* _Task goal_:
Transcribe all of the material exactly. Any picture in it should be left out.

* _Available data_:
+ + + +
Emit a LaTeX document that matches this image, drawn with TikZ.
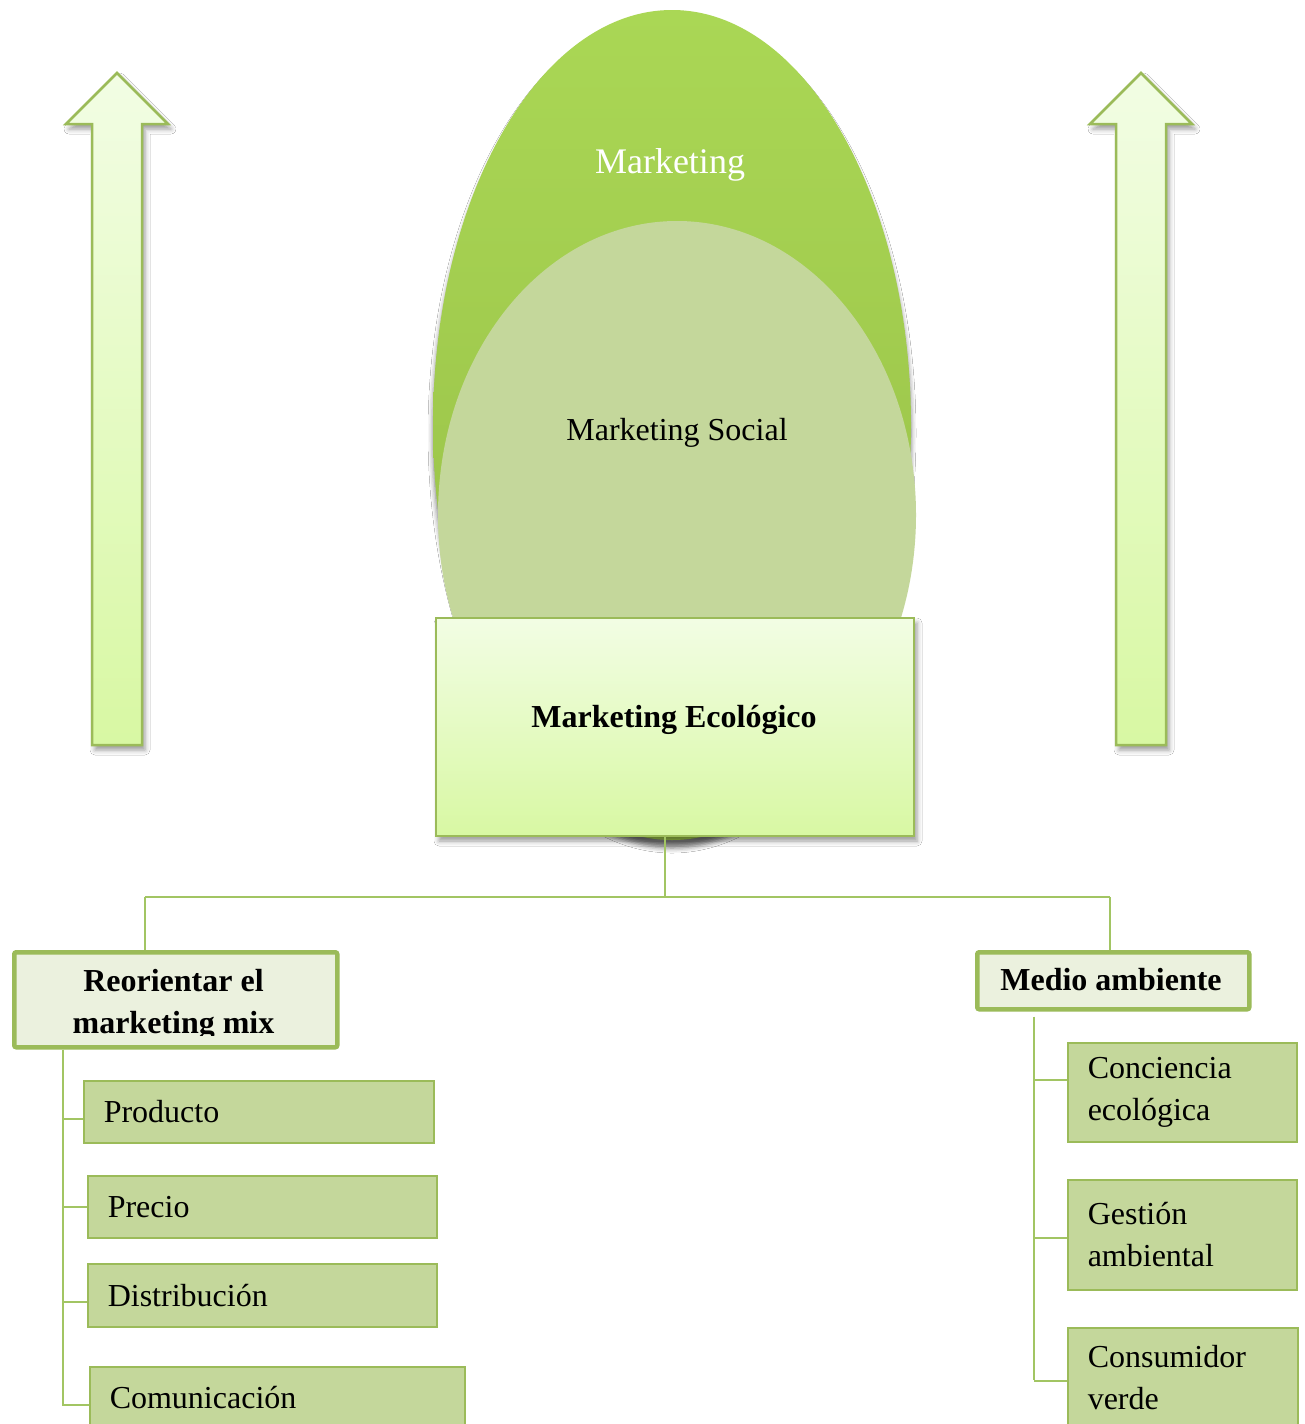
\documentclass[tikz,border=0pt]{standalone}
\usepackage{fontspec}
\setmainfont{Liberation Serif}
\usetikzlibrary{shapes.geometric,shadows.blur}

\definecolor{olive}{HTML}{9BBB59}
\definecolor{leafhi}{HTML}{AAD755}
\definecolor{leaflo}{HTML}{95BC45}
\definecolor{sage}{HTML}{C4D79B}
\definecolor{mint}{HTML}{F2FDE4}
\definecolor{lime}{HTML}{D8F8A3}
\definecolor{paleolive}{HTML}{EBF1DE}
\definecolor{wire}{HTML}{A2C563}

\begin{document}
\begin{tikzpicture}[x=1pt,y=-1pt,
  every node/.style={font=\fontsize{32}{42}\selectfont, inner sep=0pt},
  softshadow/.style={blur shadow={shadow xshift=3pt, shadow yshift=-5pt,
      shadow blur radius=5pt, shadow opacity=40}},
  bigarrow/.style={draw=olive, line width=2.5pt, line join=miter,
      top color=mint, bottom color=lime, softshadow},
  ecobox/.style={rectangle, draw=olive, line width=2pt, top color=mint,
      bottom color=lime, anchor=north west, softshadow},
  headbox/.style={rectangle, draw=olive, line width=4.5pt, rounded corners=2pt,
      fill=paleolive, anchor=north west},
  leaf/.style={rectangle, draw=olive, line width=1.5pt, fill=sage,
      anchor=north west, inner xsep=20pt, align=left},
  conn/.style={draw=wire, line width=2pt},
  headtext/.style={font=\fontsize{32}{42}\selectfont\bfseries, anchor=base},
]
\clip (0,0) rectangle (1304,1424);
\fill[white] (0,0) rectangle (1304,1424);

% upward arrows on both sides
\path[bigarrow] (92,745) -- (92,124) -- (66,124) -- (117,73) -- (168,124)
  -- (142,124) -- (142,745) -- cycle;
\path[bigarrow] (1116,745) -- (1116,124) -- (1090,124) -- (1141,73) -- (1192,124)
  -- (1166,124) -- (1166,745) -- cycle;

% nested ellipses
\node[ellipse, minimum width=478, minimum height=830, top color=leafhi,
  bottom color=leaflo,
  blur shadow={shadow xshift=0pt, shadow yshift=-8pt,
    shadow blur radius=5pt, shadow opacity=55}] (mkt) at (672,425) {};
\node[font=\fontsize{36}{42}\selectfont, text=white, anchor=base] (mktt) at (670,173) {Marketing};
\node[ellipse, fill=sage, minimum width=478, minimum height=588] (soc) at (677,515) {};
\node[anchor=base] (soct) at (677,440) {Marketing Social};

% central box
\node[ecobox, minimum width=478, minimum height=218] (eco) at (435,617) {};
\node[font=\fontsize{32}{42}\selectfont\bfseries, anchor=base] (ecot) at (674,727) {Marketing Ecológico};

% heading boxes
\node[headbox, minimum width=323, minimum height=95] (reo) at (12,950) {};
\begin{scope}
  \clip (reo.north west) rectangle ([yshift=14pt]reo.south east);
  \node[headtext] (reo1) at (173.5,991) {Reorientar el};
  \node[headtext] (reo2) at (173.5,1033) {marketing mix};
\end{scope}
\node[headbox, minimum width=272, minimum height=57] (med) at (975,950) {};
\node[headtext] (medt) at (1111,990) {Medio ambiente};

% left branch items
\node[leaf, text width=310, minimum height=62] (prod) at (83,1080) {Producto};
\node[leaf, text width=309, minimum height=62] (prec) at (87,1175) {Precio};
\node[leaf, text width=309, minimum height=63] (dist) at (87,1263) {Distribución};
\node[leaf, text width=335, minimum height=62] (comu) at (89,1366) {Comunicación};

% right branch items
\node[leaf, text width=189, minimum height=99] (conc) at (1067,1042) {Conciencia\\ecológica};
\node[leaf, text width=189, minimum height=110] (gest) at (1067,1179) {Gestión\\ambiental};
\node[leaf, text width=190, minimum height=100] (cons) at (1067,1327) {Consumidor\\verde};

% connectors
\coordinate (hub) at (665,897);
\coordinate (bl) at (145,897);
\coordinate (br) at (1110,897);
\coordinate (lsp) at (63,1406);
\coordinate (rsp) at (1034,1380);
\draw[conn] (eco.south -| hub) -- (hub);
\draw[conn] (bl) -- (br);
\draw[conn] (bl) -- (bl |- reo.north);
\draw[conn] (br) -- (br |- med.north);

\draw[conn] (lsp |- reo.south) -- (lsp);
\draw[conn] ([yshift=-7pt]prod.west -| lsp) -- ([yshift=-7pt]prod.west);
\draw[conn] (prec.west -| lsp) -- (prec.west);
\draw[conn] ([yshift=-6.5pt]dist.west -| lsp) -- ([yshift=-6.5pt]dist.west);
\draw[conn] ([yshift=-7pt]comu.west -| lsp) -- ([yshift=-7pt]comu.west);

\draw[conn] ([yshift=-5pt]rsp |- med.south) -- (rsp);
\draw[conn] ([yshift=12.5pt]conc.west -| rsp) -- ([yshift=12.5pt]conc.west);
\draw[conn] ([yshift=-3pt]gest.west -| rsp) -- ([yshift=-3pt]gest.west);
\draw[conn] ([yshift=-3pt]cons.west -| rsp) -- ([yshift=-3pt]cons.west);
\end{tikzpicture}
\end{document}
+ + + +
* _Written answer_:
Emit a LaTeX document that matches this image, drawn with TikZ.
\documentclass[tikz,border=0pt]{standalone}
\usepackage{fontspec}
\setmainfont{Liberation Serif}
\usetikzlibrary{shapes.geometric,shadows.blur}

\definecolor{olive}{HTML}{9BBB59}
\definecolor{leafhi}{HTML}{AAD755}
\definecolor{leaflo}{HTML}{95BC45}
\definecolor{sage}{HTML}{C4D79B}
\definecolor{mint}{HTML}{F2FDE4}
\definecolor{lime}{HTML}{D8F8A3}
\definecolor{paleolive}{HTML}{EBF1DE}
\definecolor{wire}{HTML}{A2C563}

\begin{document}
\begin{tikzpicture}[x=1pt,y=-1pt,
  every node/.style={font=\fontsize{32}{42}\selectfont, inner sep=0pt},
  softshadow/.style={blur shadow={shadow xshift=3pt, shadow yshift=-5pt,
      shadow blur radius=5pt, shadow opacity=40}},
  bigarrow/.style={draw=olive, line width=2.5pt, line join=miter,
      top color=mint, bottom color=lime, softshadow},
  ecobox/.style={rectangle, draw=olive, line width=2pt, top color=mint,
      bottom color=lime, anchor=north west, softshadow},
  headbox/.style={rectangle, draw=olive, line width=4.5pt, rounded corners=2pt,
      fill=paleolive, anchor=north west},
  leaf/.style={rectangle, draw=olive, line width=1.5pt, fill=sage,
      anchor=north west, inner xsep=20pt, align=left},
  conn/.style={draw=wire, line width=2pt},
  headtext/.style={font=\fontsize{32}{42}\selectfont\bfseries, anchor=base},
]
\clip (0,0) rectangle (1304,1424);
\fill[white] (0,0) rectangle (1304,1424);

% upward arrows on both sides
\path[bigarrow] (92,745) -- (92,124) -- (66,124) -- (117,73) -- (168,124)
  -- (142,124) -- (142,745) -- cycle;
\path[bigarrow] (1116,745) -- (1116,124) -- (1090,124) -- (1141,73) -- (1192,124)
  -- (1166,124) -- (1166,745) -- cycle;

% nested ellipses
\node[ellipse, minimum width=478, minimum height=830, top color=leafhi,
  bottom color=leaflo,
  blur shadow={shadow xshift=0pt, shadow yshift=-8pt,
    shadow blur radius=5pt, shadow opacity=55}] (mkt) at (672,425) {};
\node[font=\fontsize{36}{42}\selectfont, text=white, anchor=base] (mktt) at (670,173) {Marketing};
\node[ellipse, fill=sage, minimum width=478, minimum height=588] (soc) at (677,515) {};
\node[anchor=base] (soct) at (677,440) {Marketing Social};

% central box
\node[ecobox, minimum width=478, minimum height=218] (eco) at (435,617) {};
\node[font=\fontsize{32}{42}\selectfont\bfseries, anchor=base] (ecot) at (674,727) {Marketing Ecológico};

% heading boxes
\node[headbox, minimum width=323, minimum height=95] (reo) at (12,950) {};
\begin{scope}
  \clip (reo.north west) rectangle ([yshift=14pt]reo.south east);
  \node[headtext] (reo1) at (173.5,991) {Reorientar el};
  \node[headtext] (reo2) at (173.5,1033) {marketing mix};
\end{scope}
\node[headbox, minimum width=272, minimum height=57] (med) at (975,950) {};
\node[headtext] (medt) at (1111,990) {Medio ambiente};

% left branch items
\node[leaf, text width=310, minimum height=62] (prod) at (83,1080) {Producto};
\node[leaf, text width=309, minimum height=62] (prec) at (87,1175) {Precio};
\node[leaf, text width=309, minimum height=63] (dist) at (87,1263) {Distribución};
\node[leaf, text width=335, minimum height=62] (comu) at (89,1366) {Comunicación};

% right branch items
\node[leaf, text width=189, minimum height=99] (conc) at (1067,1042) {Conciencia\\ecológica};
\node[leaf, text width=189, minimum height=110] (gest) at (1067,1179) {Gestión\\ambiental};
\node[leaf, text width=190, minimum height=100] (cons) at (1067,1327) {Consumidor\\verde};

% connectors
\coordinate (hub) at (665,897);
\coordinate (bl) at (145,897);
\coordinate (br) at (1110,897);
\coordinate (lsp) at (63,1406);
\coordinate (rsp) at (1034,1380);
\draw[conn] (eco.south -| hub) -- (hub);
\draw[conn] (bl) -- (br);
\draw[conn] (bl) -- (bl |- reo.north);
\draw[conn] (br) -- (br |- med.north);

\draw[conn] (lsp |- reo.south) -- (lsp);
\draw[conn] ([yshift=-7pt]prod.west -| lsp) -- ([yshift=-7pt]prod.west);
\draw[conn] (prec.west -| lsp) -- (prec.west);
\draw[conn] ([yshift=-6.5pt]dist.west -| lsp) -- ([yshift=-6.5pt]dist.west);
\draw[conn] ([yshift=-7pt]comu.west -| lsp) -- ([yshift=-7pt]comu.west);

\draw[conn] ([yshift=-5pt]rsp |- med.south) -- (rsp);
\draw[conn] ([yshift=12.5pt]conc.west -| rsp) -- ([yshift=12.5pt]conc.west);
\draw[conn] ([yshift=-3pt]gest.west -| rsp) -- ([yshift=-3pt]gest.west);
\draw[conn] ([yshift=-3pt]cons.west -| rsp) -- ([yshift=-3pt]cons.west);
\end{tikzpicture}
\end{document}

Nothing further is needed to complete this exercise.